@65535
Re: Firefox phones home, a lot.
The process I used to clean up was:
1: "about:config" in the FF address bar, enter
2: "http" in the search bar, all entries with "http" will appear
3: if http is in the "value" column, on the right, click it.
4: choose "modify"
5: hit backspace to clear the value entirely, go to the next
6: Over and over and over again.
Most of the values are to mozilla.org which may be for help tips, real or imaginary protection OR for "telemetry" which doesn't connote well to me.
Looking at the before and after network monitor log, before doing this FF was constantly connecting to AWS addresses usually in the 52.x.x.x and 54.x.x.x range, but others also.
I started firewalling them, but there was just too many to make separate block-outbound rules for each one. Then, when I started trying to guess a range for the firewall rule, the rule would block stuff I really wanted to see, maybe even amazon.com.

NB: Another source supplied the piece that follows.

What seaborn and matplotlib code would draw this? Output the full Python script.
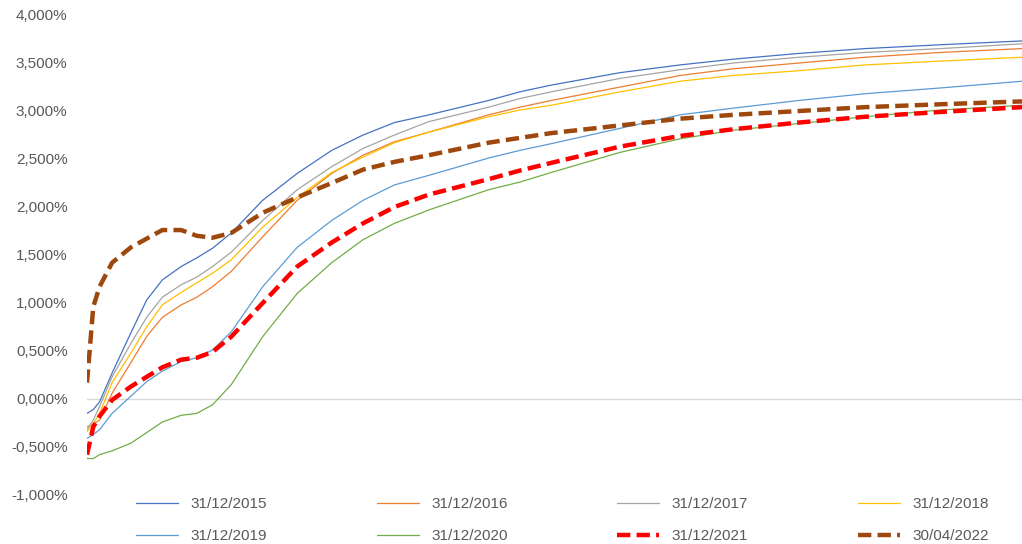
import matplotlib
matplotlib.use("Agg")
import matplotlib.pyplot as plt
import matplotlib.ticker as mticker
import numpy as np
import pandas as pd
import seaborn as sns

# maturities (years) and curves (%)
maturity = [1, 2, 3, 5, 8, 10.5, 13, 16, 18.5, 21, 24, 29, 34.5, 40, 45, 50,
            55.5, 65, 70, 75, 86, 95.5, 104, 114.5, 125, 137, 150]

c2015 = [-0.15, -0.11, -0.03, 0.27, 0.69, 1.03, 1.24, 1.38, 1.47, 1.57, 1.73, 2.07,
         2.35, 2.59, 2.75, 2.88, 2.96, 3.11, 3.20, 3.27, 3.40, 3.48, 3.54, 3.60,
         3.65, 3.69, 3.73]
c2016 = [-0.29, -0.26, -0.22, 0.06, 0.38, 0.65, 0.85, 0.98, 1.06, 1.17, 1.33, 1.69,
         2.07, 2.35, 2.54, 2.68, 2.78, 2.96, 3.04, 3.11, 3.25, 3.37, 3.44, 3.50,
         3.56, 3.61, 3.65]
c2017 = [-0.32, -0.22, -0.08, 0.23, 0.58, 0.85, 1.06, 1.19, 1.27, 1.38, 1.53, 1.86,
         2.18, 2.42, 2.61, 2.75, 2.89, 3.04, 3.13, 3.20, 3.34, 3.43, 3.50, 3.56,
         3.61, 3.65, 3.70]
c2018 = [-0.34, -0.26, -0.15, 0.17, 0.48, 0.75, 0.98, 1.11, 1.21, 1.31, 1.45, 1.79,
         2.10, 2.36, 2.52, 2.67, 2.78, 2.94, 3.01, 3.06, 3.20, 3.31, 3.37, 3.42,
         3.48, 3.52, 3.56]
c2019 = [-0.41, -0.37, -0.32, -0.15, 0.03, 0.18, 0.29, 0.39, 0.43, 0.51, 0.70, 1.17,
         1.58, 1.86, 2.07, 2.23, 2.33, 2.51, 2.59, 2.66, 2.82, 2.96, 3.03, 3.11,
         3.18, 3.24, 3.31]
c2020 = [-0.62, -0.62, -0.58, -0.54, -0.46, -0.35, -0.24, -0.17, -0.15, -0.06, 0.15, 0.65,
         1.10, 1.42, 1.66, 1.83, 1.97, 2.18, 2.26, 2.36, 2.57, 2.71, 2.80, 2.87,
         2.94, 3.01, 3.06]
c2021 = [-0.58, -0.29, -0.18, -0.01, 0.13, 0.23, 0.33, 0.41, 0.43, 0.49, 0.65, 1.00,
         1.38, 1.63, 1.83, 2.00, 2.13, 2.29, 2.38, 2.46, 2.63, 2.74, 2.81, 2.88,
         2.94, 2.99, 3.04]
c2022 = [0.17, 0.96, 1.17, 1.42, 1.58, 1.67, 1.76, 1.76, 1.70, 1.68, 1.73, 1.94,
         2.10, 2.25, 2.39, 2.47, 2.54, 2.67, 2.72, 2.77, 2.85, 2.92, 2.96, 3.00,
         3.04, 3.07, 3.10]

labels = ["31/12/2015", "31/12/2016", "31/12/2017", "31/12/2018",
          "31/12/2019", "31/12/2020", "31/12/2021", "30/04/2022"]
curves = [c2015, c2016, c2017, c2018, c2019, c2020, c2021, c2022]
colors = ["#4472C4", "#ED7D31", "#A5A5A5", "#FFC000",
          "#5B9BD5", "#70AD47", "#FF0000", "#9E480E"]

sns.set_style("white")
plt.rcParams["font.family"] = ["Liberation Sans", "DejaVu Sans"]

fig = plt.figure(figsize=(10.22, 5.44), dpi=100)
ax = fig.add_axes([87 / 1022, 1 - 495 / 544, 1 - 87 / 1022, (495 - 15) / 544])

ax.axhline(0, color="#D9D9D9", lw=1, zorder=1)

for lab, vals, col in zip(labels, curves, colors):
    df = pd.DataFrame({"maturity": maturity, "rate": vals})
    if lab in ("31/12/2021", "30/04/2022"):
        sns.lineplot(data=df, x="maturity", y="rate", ax=ax, color=col, lw=3.2,
                     linestyle=(0, (3, 1.4)), label=lab, zorder=3)
    else:
        sns.lineplot(data=df, x="maturity", y="rate", ax=ax, color=col, lw=0.9,
                     label=lab, zorder=2)

ax.set_xlim(1, 150)
ax.set_ylim(-1, 4)
ax.set_yticks(np.arange(-1, 4.01, 0.5))
ax.yaxis.set_major_formatter(
    mticker.FuncFormatter(lambda v, p: f"{v:.3f}%".replace(".", ",")))
ax.set_xticks([])
ax.set_xlabel("")
ax.set_ylabel("")
ax.tick_params(axis="y", length=0, pad=14, labelsize=11, labelcolor="#595959")
for s in ax.spines.values():
    s.set_visible(False)

# legend fills row by row like Excel
handles, labs = ax.get_legend_handles_labels()
order = [0, 4, 1, 5, 2, 6, 3, 7]
ax.legend([handles[i] for i in order], [labs[i] for i in order],
          loc="upper left", bbox_to_anchor=(136 / 1022, 1 - 497 / 544),
          bbox_transform=fig.transFigure, ncol=4, frameon=False,
          fontsize=11, labelcolor="#595959", handlelength=2.75,
          handletextpad=0.8, columnspacing=7.2, labelspacing=1.2,
          borderpad=0, borderaxespad=0)

fig.savefig("out.png", dpi=100)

The problem is, there is no good way to match ip addresses with urls in the amazon aws system. Looking at a single address with Whois will usually only return that it belongs to Amazon, no url. Meanwhile, if you are lucky enough to have a url, it may have multiple varied ip addresses and ranges and in any case there are only one or two sites I have found that can even get you that far.
SO, I blasted away all rules with http in the FF config. No doubt many of them are truly helpful. Also, no doubt some of them are merely telemetry to spy on what you are doing.
At this moment FF seems to be doing fine, minus some help tips. I am good with that.
I remember some blog about a year ago with FF developers who addressed the FF telemetry issue. As I recall he/they took the position something like, "we are going to do it, if you don't like it, too bad".
Yes, it is too bad.
(thanks for asking about this, I would have took better notes if I knew someone was actually interested in this.)